Exercise aim
Repeat, exactly and in full, the lines of the listing below, but without any pictures.

══ Dataset content

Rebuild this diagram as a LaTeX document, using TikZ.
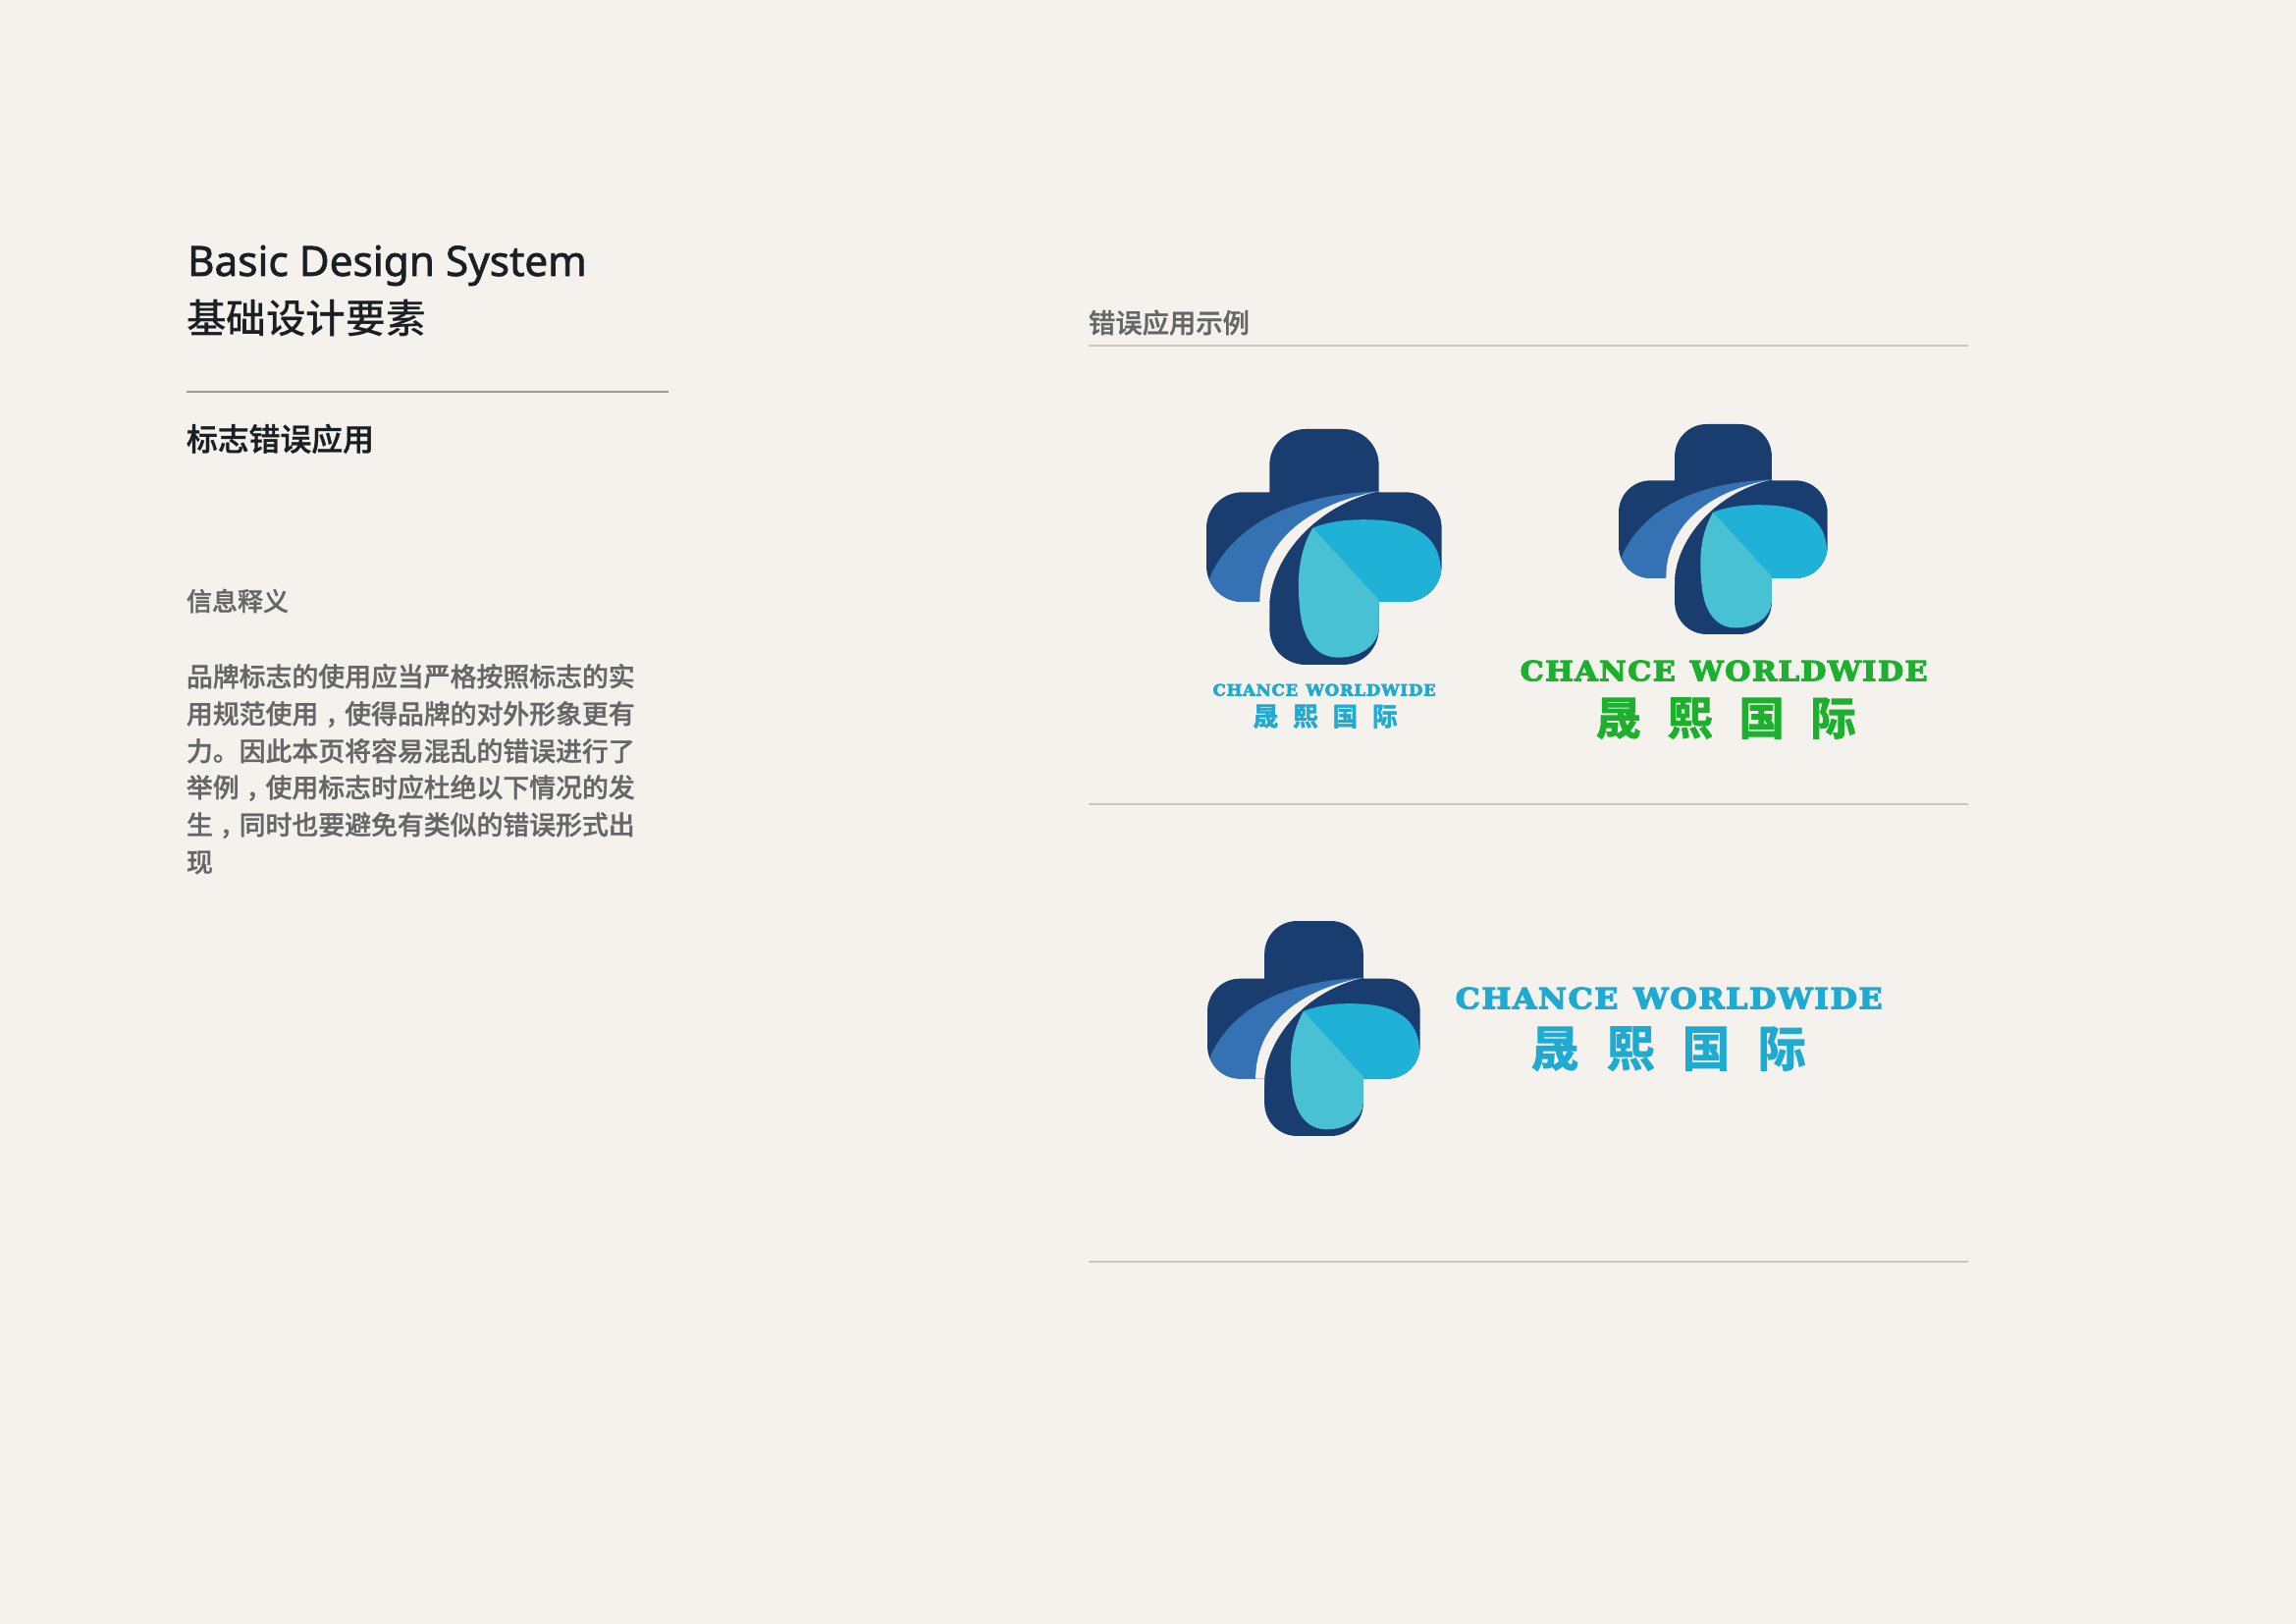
\documentclass[tikz,border=0pt]{standalone}
\usepackage{fontspec}
\usepackage{graphicx}
\setmainfont{Noto Sans}
\newfontfamily\cjk{Noto Sans CJK SC}
\newfontfamily\cjkm{Noto Sans CJK SC Medium}
\newfontfamily\cjkb{Noto Sans CJK SC Bold}
\newfontfamily\bodycn{Noto Sans CJK SC Medium}[FakeBold=1]
\newfontfamily\logofont{DejaVu Serif Bold}[FakeBold=4]
\newfontfamily\logocn{Noto Sans CJK SC Bold}[FakeBold=2]
\newfontfamily\titlefont{Noto Sans}[FakeBold=1.6]
\definecolor{pagebg}{HTML}{F5F2ED}
\definecolor{navy}{HTML}{1A3D70}
\definecolor{midblue}{HTML}{3572B3}
\definecolor{cyanA}{HTML}{1FB2D6}
\definecolor{cyanB}{HTML}{48C1D4}
\definecolor{logogreen}{HTML}{1DB02F}
\definecolor{logocyan}{HTML}{1FAAD2}
\definecolor{inkdark}{HTML}{1A1F24}
\definecolor{inkgray}{HTML}{666666}
\tikzset{
  x=0.3pt,y=-0.3pt,
  txt/.style={inner sep=0pt,outer sep=0pt,anchor=base west,align=left},
  rulefaint/.style={draw=black!18!pagebg,line width=0.6pt},
  ruledark/.style={draw=black!36!pagebg,line width=0.6pt},
  logotext/.style={inner sep=0pt,anchor=north west},
}
% #1 left, #2 top, #3 width px, #4 height px
\newcommand{\logomark}[4]{%
\begin{scope}[shift={(#1,#2)},x=#3*0.3pt/720,y=-#4*0.3pt/720,shift={(-87,-50)}]
\def\crosspath{(280,160) .. controls (280,99) and (329,50) .. (390,50) -- (504,50) .. controls (565,50) and (614,99) .. (614,160) -- (614,243) -- (696,243) .. controls (757,243) and (806,292) .. (806,353) -- (806,468) .. controls (806,529) and (757,578) .. (696,578) -- (614,578) -- (614,660) .. controls (614,721) and (565,770) .. (504,770) -- (390,770) .. controls (329,770) and (280,721) .. (280,660) -- (280,578) -- (197,578) .. controls (136,578) and (87,529) .. (87,468) -- (87,353) .. controls (87,292) and (136,243) .. (197,243) -- (280,243) -- cycle}
\fill[navy] \crosspath;
\begin{scope}
\clip \crosspath;
\fill[midblue] (612,240) .. controls (350,250) and (180,340) .. (104,488) -- (60,600) -- (250,600) -- (250,578) .. controls (250,430) and (350,290) .. (612,240) -- cycle;
\fill[pagebg] (250,600) -- (250,578) .. controls (250,430) and (350,290) .. (612,240) .. controls (420,285) and (290,440) .. (280,578) -- (280,600) -- cycle;
\fill[cyanA] (412,352) .. controls (480,325) and (560,325) .. (610,328) .. controls (740,335) and (796,390) .. (803,470) -- (830,600) -- (608,600) -- (608,578) -- cycle;
\fill[cyanB] (412,352) -- (614,572) -- (640,640) -- (614,660) .. controls (610,710) and (560,748) .. (490,748) .. controls (420,748) and (385,690) .. (375,620) .. controls (365,540) and (360,440) .. (412,352) -- cycle;
\end{scope}
\end{scope}}
\newcommand{\fitbox}[3]{\resizebox*{#1\dimexpr0.3pt\relax}{#2\dimexpr0.3pt\relax}{#3}}
\newcommand{\enlogo}{\logofont\addfontfeature{LetterSpace=5}CHANCE\hspace{.5em}WORLDWIDE}
\newcommand{\cnlogo}{\logocn 晟\hspace{.58em}熙\hspace{.58em}国\hspace{.58em}际}
\newcommand{\bodyfont}{\bodycn\fontsize{8.06pt}{10pt}\selectfont}
\newcommand{\cmm}{\makebox[1em][c]{\raisebox{0.05em}{,}}}
\begin{document}
\begin{tikzpicture}
\useasboundingbox (0,0) rectangle (2339,1654);
\fill[pagebg] (0,0) rectangle (2339,1654);
% rules
\coordinate (r1a) at (190,399); \coordinate (r1b) at (681,399);
\coordinate (r2a) at (1109,352); \coordinate (r2b) at (2005,352);
\coordinate (r3a) at (1109,819); \coordinate (r3b) at (2005,819);
\coordinate (r4a) at (1109,1285); \coordinate (r4b) at (2005,1285);
\draw[ruledark] (r1a) -- (r1b);
\draw[rulefaint] (r2a) -- (r2b);
\draw[rulefaint] (r3a) -- (r3b);
\draw[rulefaint] (r4a) -- (r4b);
% left column
\node[txt,text=inkdark] (title) at (191,281) {\titlefont\fontsize{12.7pt}{14pt}\selectfont Basic Design System};
\node[txt,text=inkdark] (titlecn) at (190,340) {\cjkm\fontsize{12.2pt}{14pt}\selectfont 基础设计要素};
\node[txt,text=inkdark] (sub) at (190,459) {\bodycn\fontsize{9.55pt}{11pt}\selectfont 标志错误应用};
\node[txt,text=inkgray] (info) at (190,622) {\bodycn\fontsize{7.8pt}{10pt}\selectfont 信息释义};
\node[txt,text=inkgray] (b1) at (190,699) {\bodyfont 品牌标志的使用应当严格按照标志的实};
\node[txt,text=inkgray] (b2) at (190,737) {\bodyfont 用规范使用\cmm 使得品牌的对外形象更有};
\node[txt,text=inkgray] (b3) at (190,775) {\bodyfont 力。因此本页将容易混乱的错误进行了};
\node[txt,text=inkgray] (b4) at (190,812) {\bodyfont 举例\cmm 使用标志时应杜绝以下情况的发};
\node[txt,text=inkgray] (b5) at (190,850) {\bodyfont 生\cmm 同时也要避免有类似的错误形式出};
\node[txt,text=inkgray] (b6) at (190,888) {\bodyfont 现};
\node[txt,text=inkgray] (head) at (1109,339) {\bodycn\fontsize{8.2pt}{10pt}\selectfont 错误应用示例};
% logos
\logomark{1229}{437}{240}{240}
\logomark{1649}{432}{213}{214}
\logomark{1230}{938}{217}{219}
% logo texts
\node[logotext,text=logocyan] (en1) at (1235,696) {\fitbox{227}{12}{\enlogo}};
\node[logotext,text=logocyan] (cn1) at (1276,717) {\fitbox{147}{24}{\cnlogo}};
\node[logotext,text=logogreen] (en2) at (1548,672) {\fitbox{415}{21}{\enlogo}};
\node[logotext,text=logogreen] (cn2) at (1625,710) {\fitbox{265}{42}{\cnlogo}};
\node[logotext,text=logocyan] (en3) at (1482,1005) {\fitbox{435}{22}{\enlogo}};
\node[logotext,text=logocyan] (cn3) at (1559,1045) {\fitbox{280}{45}{\cnlogo}};
\end{tikzpicture}
\end{document}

════

The answer
Rebuild this diagram as a LaTeX document, using TikZ.
\documentclass[tikz,border=0pt]{standalone}
\usepackage{fontspec}
\usepackage{graphicx}
\setmainfont{Noto Sans}
\newfontfamily\cjk{Noto Sans CJK SC}
\newfontfamily\cjkm{Noto Sans CJK SC Medium}
\newfontfamily\cjkb{Noto Sans CJK SC Bold}
\newfontfamily\bodycn{Noto Sans CJK SC Medium}[FakeBold=1]
\newfontfamily\logofont{DejaVu Serif Bold}[FakeBold=4]
\newfontfamily\logocn{Noto Sans CJK SC Bold}[FakeBold=2]
\newfontfamily\titlefont{Noto Sans}[FakeBold=1.6]
\definecolor{pagebg}{HTML}{F5F2ED}
\definecolor{navy}{HTML}{1A3D70}
\definecolor{midblue}{HTML}{3572B3}
\definecolor{cyanA}{HTML}{1FB2D6}
\definecolor{cyanB}{HTML}{48C1D4}
\definecolor{logogreen}{HTML}{1DB02F}
\definecolor{logocyan}{HTML}{1FAAD2}
\definecolor{inkdark}{HTML}{1A1F24}
\definecolor{inkgray}{HTML}{666666}
\tikzset{
  x=0.3pt,y=-0.3pt,
  txt/.style={inner sep=0pt,outer sep=0pt,anchor=base west,align=left},
  rulefaint/.style={draw=black!18!pagebg,line width=0.6pt},
  ruledark/.style={draw=black!36!pagebg,line width=0.6pt},
  logotext/.style={inner sep=0pt,anchor=north west},
}
% #1 left, #2 top, #3 width px, #4 height px
\newcommand{\logomark}[4]{%
\begin{scope}[shift={(#1,#2)},x=#3*0.3pt/720,y=-#4*0.3pt/720,shift={(-87,-50)}]
\def\crosspath{(280,160) .. controls (280,99) and (329,50) .. (390,50) -- (504,50) .. controls (565,50) and (614,99) .. (614,160) -- (614,243) -- (696,243) .. controls (757,243) and (806,292) .. (806,353) -- (806,468) .. controls (806,529) and (757,578) .. (696,578) -- (614,578) -- (614,660) .. controls (614,721) and (565,770) .. (504,770) -- (390,770) .. controls (329,770) and (280,721) .. (280,660) -- (280,578) -- (197,578) .. controls (136,578) and (87,529) .. (87,468) -- (87,353) .. controls (87,292) and (136,243) .. (197,243) -- (280,243) -- cycle}
\fill[navy] \crosspath;
\begin{scope}
\clip \crosspath;
\fill[midblue] (612,240) .. controls (350,250) and (180,340) .. (104,488) -- (60,600) -- (250,600) -- (250,578) .. controls (250,430) and (350,290) .. (612,240) -- cycle;
\fill[pagebg] (250,600) -- (250,578) .. controls (250,430) and (350,290) .. (612,240) .. controls (420,285) and (290,440) .. (280,578) -- (280,600) -- cycle;
\fill[cyanA] (412,352) .. controls (480,325) and (560,325) .. (610,328) .. controls (740,335) and (796,390) .. (803,470) -- (830,600) -- (608,600) -- (608,578) -- cycle;
\fill[cyanB] (412,352) -- (614,572) -- (640,640) -- (614,660) .. controls (610,710) and (560,748) .. (490,748) .. controls (420,748) and (385,690) .. (375,620) .. controls (365,540) and (360,440) .. (412,352) -- cycle;
\end{scope}
\end{scope}}
\newcommand{\fitbox}[3]{\resizebox*{#1\dimexpr0.3pt\relax}{#2\dimexpr0.3pt\relax}{#3}}
\newcommand{\enlogo}{\logofont\addfontfeature{LetterSpace=5}CHANCE\hspace{.5em}WORLDWIDE}
\newcommand{\cnlogo}{\logocn 晟\hspace{.58em}熙\hspace{.58em}国\hspace{.58em}际}
\newcommand{\bodyfont}{\bodycn\fontsize{8.06pt}{10pt}\selectfont}
\newcommand{\cmm}{\makebox[1em][c]{\raisebox{0.05em}{,}}}
\begin{document}
\begin{tikzpicture}
\useasboundingbox (0,0) rectangle (2339,1654);
\fill[pagebg] (0,0) rectangle (2339,1654);
% rules
\coordinate (r1a) at (190,399); \coordinate (r1b) at (681,399);
\coordinate (r2a) at (1109,352); \coordinate (r2b) at (2005,352);
\coordinate (r3a) at (1109,819); \coordinate (r3b) at (2005,819);
\coordinate (r4a) at (1109,1285); \coordinate (r4b) at (2005,1285);
\draw[ruledark] (r1a) -- (r1b);
\draw[rulefaint] (r2a) -- (r2b);
\draw[rulefaint] (r3a) -- (r3b);
\draw[rulefaint] (r4a) -- (r4b);
% left column
\node[txt,text=inkdark] (title) at (191,281) {\titlefont\fontsize{12.7pt}{14pt}\selectfont Basic Design System};
\node[txt,text=inkdark] (titlecn) at (190,340) {\cjkm\fontsize{12.2pt}{14pt}\selectfont 基础设计要素};
\node[txt,text=inkdark] (sub) at (190,459) {\bodycn\fontsize{9.55pt}{11pt}\selectfont 标志错误应用};
\node[txt,text=inkgray] (info) at (190,622) {\bodycn\fontsize{7.8pt}{10pt}\selectfont 信息释义};
\node[txt,text=inkgray] (b1) at (190,699) {\bodyfont 品牌标志的使用应当严格按照标志的实};
\node[txt,text=inkgray] (b2) at (190,737) {\bodyfont 用规范使用\cmm 使得品牌的对外形象更有};
\node[txt,text=inkgray] (b3) at (190,775) {\bodyfont 力。因此本页将容易混乱的错误进行了};
\node[txt,text=inkgray] (b4) at (190,812) {\bodyfont 举例\cmm 使用标志时应杜绝以下情况的发};
\node[txt,text=inkgray] (b5) at (190,850) {\bodyfont 生\cmm 同时也要避免有类似的错误形式出};
\node[txt,text=inkgray] (b6) at (190,888) {\bodyfont 现};
\node[txt,text=inkgray] (head) at (1109,339) {\bodycn\fontsize{8.2pt}{10pt}\selectfont 错误应用示例};
% logos
\logomark{1229}{437}{240}{240}
\logomark{1649}{432}{213}{214}
\logomark{1230}{938}{217}{219}
% logo texts
\node[logotext,text=logocyan] (en1) at (1235,696) {\fitbox{227}{12}{\enlogo}};
\node[logotext,text=logocyan] (cn1) at (1276,717) {\fitbox{147}{24}{\cnlogo}};
\node[logotext,text=logogreen] (en2) at (1548,672) {\fitbox{415}{21}{\enlogo}};
\node[logotext,text=logogreen] (cn2) at (1625,710) {\fitbox{265}{42}{\cnlogo}};
\node[logotext,text=logocyan] (en3) at (1482,1005) {\fitbox{435}{22}{\enlogo}};
\node[logotext,text=logocyan] (cn3) at (1559,1045) {\fitbox{280}{45}{\cnlogo}};
\end{tikzpicture}
\end{document}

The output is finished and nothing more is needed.